EXERCISE BRIEF >>
Go through the entries below and retype them exactly, omitting each picture.

[Dataset records]
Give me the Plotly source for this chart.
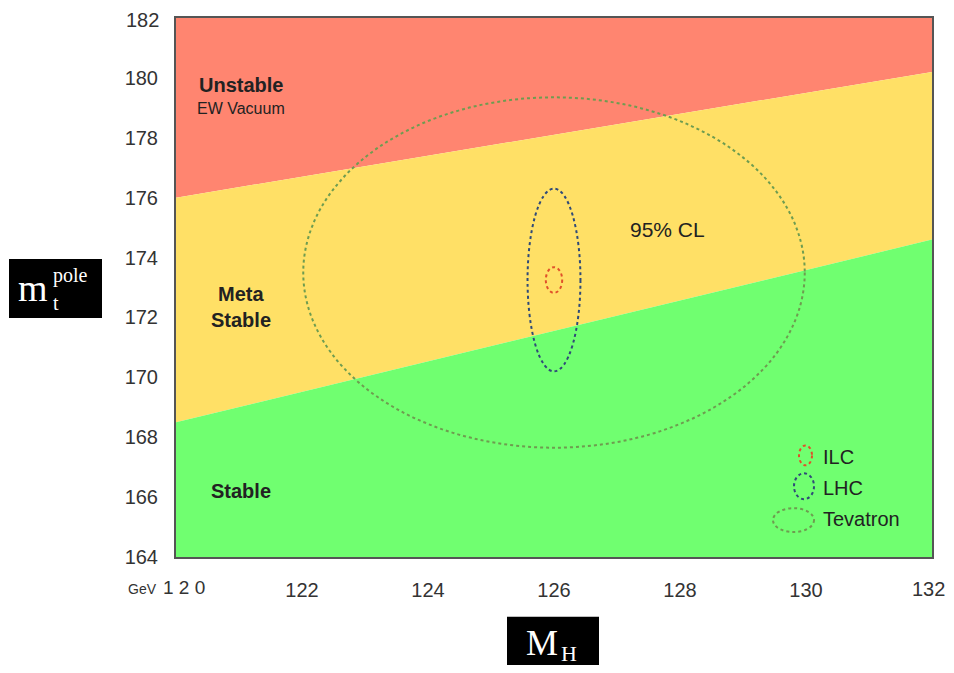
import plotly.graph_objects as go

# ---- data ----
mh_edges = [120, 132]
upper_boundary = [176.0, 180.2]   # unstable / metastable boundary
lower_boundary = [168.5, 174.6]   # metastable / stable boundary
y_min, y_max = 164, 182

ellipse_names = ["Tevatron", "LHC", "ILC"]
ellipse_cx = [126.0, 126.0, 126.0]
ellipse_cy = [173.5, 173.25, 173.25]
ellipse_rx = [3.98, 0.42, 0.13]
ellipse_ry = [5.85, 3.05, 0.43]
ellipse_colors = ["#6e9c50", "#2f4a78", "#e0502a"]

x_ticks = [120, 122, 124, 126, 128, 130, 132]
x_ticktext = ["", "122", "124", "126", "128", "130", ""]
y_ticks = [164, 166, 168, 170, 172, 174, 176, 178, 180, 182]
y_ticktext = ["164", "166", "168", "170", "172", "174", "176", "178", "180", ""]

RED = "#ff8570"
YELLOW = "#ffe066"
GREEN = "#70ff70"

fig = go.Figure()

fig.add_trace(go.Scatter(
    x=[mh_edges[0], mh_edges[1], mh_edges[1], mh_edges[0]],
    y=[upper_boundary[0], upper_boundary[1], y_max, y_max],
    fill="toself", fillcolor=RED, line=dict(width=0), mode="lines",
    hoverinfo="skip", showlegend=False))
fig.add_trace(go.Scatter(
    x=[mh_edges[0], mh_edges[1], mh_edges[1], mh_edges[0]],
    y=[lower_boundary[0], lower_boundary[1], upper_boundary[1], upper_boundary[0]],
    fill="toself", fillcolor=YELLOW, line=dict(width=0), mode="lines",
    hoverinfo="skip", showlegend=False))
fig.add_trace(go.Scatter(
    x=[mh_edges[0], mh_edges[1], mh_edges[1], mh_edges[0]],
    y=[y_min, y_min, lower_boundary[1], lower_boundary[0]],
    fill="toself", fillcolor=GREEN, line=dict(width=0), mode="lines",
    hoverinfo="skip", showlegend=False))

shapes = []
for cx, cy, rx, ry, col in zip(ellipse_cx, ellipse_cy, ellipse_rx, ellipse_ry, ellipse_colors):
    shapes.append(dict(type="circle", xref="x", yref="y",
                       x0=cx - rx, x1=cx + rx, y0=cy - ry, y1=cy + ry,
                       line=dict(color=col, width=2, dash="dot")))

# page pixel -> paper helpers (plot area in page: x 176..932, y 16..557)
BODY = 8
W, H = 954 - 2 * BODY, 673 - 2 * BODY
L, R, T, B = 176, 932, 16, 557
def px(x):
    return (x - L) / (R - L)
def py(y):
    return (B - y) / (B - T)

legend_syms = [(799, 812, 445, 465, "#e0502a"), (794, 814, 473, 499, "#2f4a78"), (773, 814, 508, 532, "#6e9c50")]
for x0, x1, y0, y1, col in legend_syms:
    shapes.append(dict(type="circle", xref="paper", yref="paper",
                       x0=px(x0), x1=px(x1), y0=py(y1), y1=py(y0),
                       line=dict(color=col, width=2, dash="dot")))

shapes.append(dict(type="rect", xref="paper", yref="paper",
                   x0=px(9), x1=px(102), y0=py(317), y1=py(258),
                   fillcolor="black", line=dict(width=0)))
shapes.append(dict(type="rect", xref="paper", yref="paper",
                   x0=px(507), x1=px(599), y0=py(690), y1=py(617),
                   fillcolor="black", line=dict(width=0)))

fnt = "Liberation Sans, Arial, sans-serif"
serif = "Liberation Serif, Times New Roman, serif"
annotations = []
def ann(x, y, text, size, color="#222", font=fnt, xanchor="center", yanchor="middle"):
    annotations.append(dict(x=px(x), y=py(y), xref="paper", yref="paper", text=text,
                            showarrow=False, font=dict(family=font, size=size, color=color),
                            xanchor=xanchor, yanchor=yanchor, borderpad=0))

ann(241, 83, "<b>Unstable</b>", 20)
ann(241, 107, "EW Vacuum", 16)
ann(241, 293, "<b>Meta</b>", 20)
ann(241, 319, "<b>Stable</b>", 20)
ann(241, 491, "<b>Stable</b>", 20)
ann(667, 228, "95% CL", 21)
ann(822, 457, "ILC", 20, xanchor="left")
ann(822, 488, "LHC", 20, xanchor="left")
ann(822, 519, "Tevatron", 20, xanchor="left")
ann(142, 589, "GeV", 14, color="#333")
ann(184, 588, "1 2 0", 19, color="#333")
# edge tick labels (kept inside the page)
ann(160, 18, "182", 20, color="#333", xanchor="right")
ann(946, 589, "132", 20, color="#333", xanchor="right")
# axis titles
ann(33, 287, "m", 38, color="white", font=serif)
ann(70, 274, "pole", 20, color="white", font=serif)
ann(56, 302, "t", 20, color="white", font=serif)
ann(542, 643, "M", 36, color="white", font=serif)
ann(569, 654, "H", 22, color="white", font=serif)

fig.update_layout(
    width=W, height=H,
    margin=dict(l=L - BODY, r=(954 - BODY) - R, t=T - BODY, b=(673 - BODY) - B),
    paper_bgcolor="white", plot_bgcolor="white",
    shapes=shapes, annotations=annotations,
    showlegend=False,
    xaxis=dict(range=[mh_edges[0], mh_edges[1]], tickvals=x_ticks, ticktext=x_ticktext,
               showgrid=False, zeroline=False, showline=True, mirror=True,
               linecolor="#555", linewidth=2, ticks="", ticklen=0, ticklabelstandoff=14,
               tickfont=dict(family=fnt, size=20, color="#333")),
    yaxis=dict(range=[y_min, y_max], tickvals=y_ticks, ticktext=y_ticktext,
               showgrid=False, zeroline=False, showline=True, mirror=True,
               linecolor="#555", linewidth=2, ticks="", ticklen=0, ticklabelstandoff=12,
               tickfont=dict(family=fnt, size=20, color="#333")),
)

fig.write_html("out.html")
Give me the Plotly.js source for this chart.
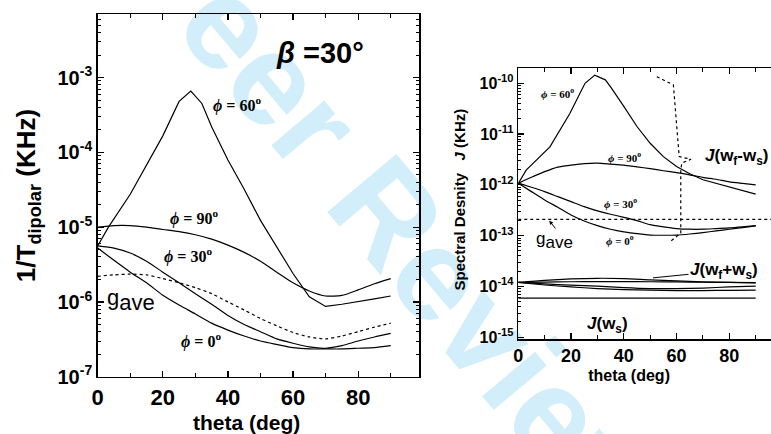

TASK RESPONSE >>
Give me the Plotly source for this chart.
import plotly.graph_objects as go

# ---- data ----
mh_edges = [120, 132]
upper_boundary = [176.0, 180.2]   # unstable / metastable boundary
lower_boundary = [168.5, 174.6]   # metastable / stable boundary
y_min, y_max = 164, 182

ellipse_names = ["Tevatron", "LHC", "ILC"]
ellipse_cx = [126.0, 126.0, 126.0]
ellipse_cy = [173.5, 173.25, 173.25]
ellipse_rx = [3.98, 0.42, 0.13]
ellipse_ry = [5.85, 3.05, 0.43]
ellipse_colors = ["#6e9c50", "#2f4a78", "#e0502a"]

x_ticks = [120, 122, 124, 126, 128, 130, 132]
x_ticktext = ["", "122", "124", "126", "128", "130", ""]
y_ticks = [164, 166, 168, 170, 172, 174, 176, 178, 180, 182]
y_ticktext = ["164", "166", "168", "170", "172", "174", "176", "178", "180", ""]

RED = "#ff8570"
YELLOW = "#ffe066"
GREEN = "#70ff70"

fig = go.Figure()

fig.add_trace(go.Scatter(
    x=[mh_edges[0], mh_edges[1], mh_edges[1], mh_edges[0]],
    y=[upper_boundary[0], upper_boundary[1], y_max, y_max],
    fill="toself", fillcolor=RED, line=dict(width=0), mode="lines",
    hoverinfo="skip", showlegend=False))
fig.add_trace(go.Scatter(
    x=[mh_edges[0], mh_edges[1], mh_edges[1], mh_edges[0]],
    y=[lower_boundary[0], lower_boundary[1], upper_boundary[1], upper_boundary[0]],
    fill="toself", fillcolor=YELLOW, line=dict(width=0), mode="lines",
    hoverinfo="skip", showlegend=False))
fig.add_trace(go.Scatter(
    x=[mh_edges[0], mh_edges[1], mh_edges[1], mh_edges[0]],
    y=[y_min, y_min, lower_boundary[1], lower_boundary[0]],
    fill="toself", fillcolor=GREEN, line=dict(width=0), mode="lines",
    hoverinfo="skip", showlegend=False))

shapes = []
for cx, cy, rx, ry, col in zip(ellipse_cx, ellipse_cy, ellipse_rx, ellipse_ry, ellipse_colors):
    shapes.append(dict(type="circle", xref="x", yref="y",
                       x0=cx - rx, x1=cx + rx, y0=cy - ry, y1=cy + ry,
                       line=dict(color=col, width=2, dash="dot")))

# page pixel -> paper helpers (plot area in page: x 176..932, y 16..557)
BODY = 8
W, H = 954 - 2 * BODY, 673 - 2 * BODY
L, R, T, B = 176, 932, 16, 557
def px(x):
    return (x - L) / (R - L)
def py(y):
    return (B - y) / (B - T)

legend_syms = [(799, 812, 445, 465, "#e0502a"), (794, 814, 473, 499, "#2f4a78"), (773, 814, 508, 532, "#6e9c50")]
for x0, x1, y0, y1, col in legend_syms:
    shapes.append(dict(type="circle", xref="paper", yref="paper",
                       x0=px(x0), x1=px(x1), y0=py(y1), y1=py(y0),
                       line=dict(color=col, width=2, dash="dot")))

shapes.append(dict(type="rect", xref="paper", yref="paper",
                   x0=px(9), x1=px(102), y0=py(317), y1=py(258),
                   fillcolor="black", line=dict(width=0)))
shapes.append(dict(type="rect", xref="paper", yref="paper",
                   x0=px(507), x1=px(599), y0=py(690), y1=py(617),
                   fillcolor="black", line=dict(width=0)))

fnt = "Liberation Sans, Arial, sans-serif"
serif = "Liberation Serif, Times New Roman, serif"
annotations = []
def ann(x, y, text, size, color="#222", font=fnt, xanchor="center", yanchor="middle"):
    annotations.append(dict(x=px(x), y=py(y), xref="paper", yref="paper", text=text,
                            showarrow=False, font=dict(family=font, size=size, color=color),
                            xanchor=xanchor, yanchor=yanchor, borderpad=0))

ann(241, 83, "<b>Unstable</b>", 20)
ann(241, 107, "EW Vacuum", 16)
ann(241, 293, "<b>Meta</b>", 20)
ann(241, 319, "<b>Stable</b>", 20)
ann(241, 491, "<b>Stable</b>", 20)
ann(667, 228, "95% CL", 21)
ann(822, 457, "ILC", 20, xanchor="left")
ann(822, 488, "LHC", 20, xanchor="left")
ann(822, 519, "Tevatron", 20, xanchor="left")
ann(142, 589, "GeV", 14, color="#333")
ann(184, 588, "1 2 0", 19, color="#333")
# edge tick labels (kept inside the page)
ann(160, 18, "182", 20, color="#333", xanchor="right")
ann(946, 589, "132", 20, color="#333", xanchor="right")
# axis titles
ann(33, 287, "m", 38, color="white", font=serif)
ann(70, 274, "pole", 20, color="white", font=serif)
ann(56, 302, "t", 20, color="white", font=serif)
ann(542, 643, "M", 36, color="white", font=serif)
ann(569, 654, "H", 22, color="white", font=serif)

fig.update_layout(
    width=W, height=H,
    margin=dict(l=L - BODY, r=(954 - BODY) - R, t=T - BODY, b=(673 - BODY) - B),
    paper_bgcolor="white", plot_bgcolor="white",
    shapes=shapes, annotations=annotations,
    showlegend=False,
    xaxis=dict(range=[mh_edges[0], mh_edges[1]], tickvals=x_ticks, ticktext=x_ticktext,
               showgrid=False, zeroline=False, showline=True, mirror=True,
               linecolor="#555", linewidth=2, ticks="", ticklen=0, ticklabelstandoff=14,
               tickfont=dict(family=fnt, size=20, color="#333")),
    yaxis=dict(range=[y_min, y_max], tickvals=y_ticks, ticktext=y_ticktext,
               showgrid=False, zeroline=False, showline=True, mirror=True,
               linecolor="#555", linewidth=2, ticks="", ticklen=0, ticklabelstandoff=12,
               tickfont=dict(family=fnt, size=20, color="#333")),
)

fig.write_html("out.html")
Give me the Plotly.js source for this chart.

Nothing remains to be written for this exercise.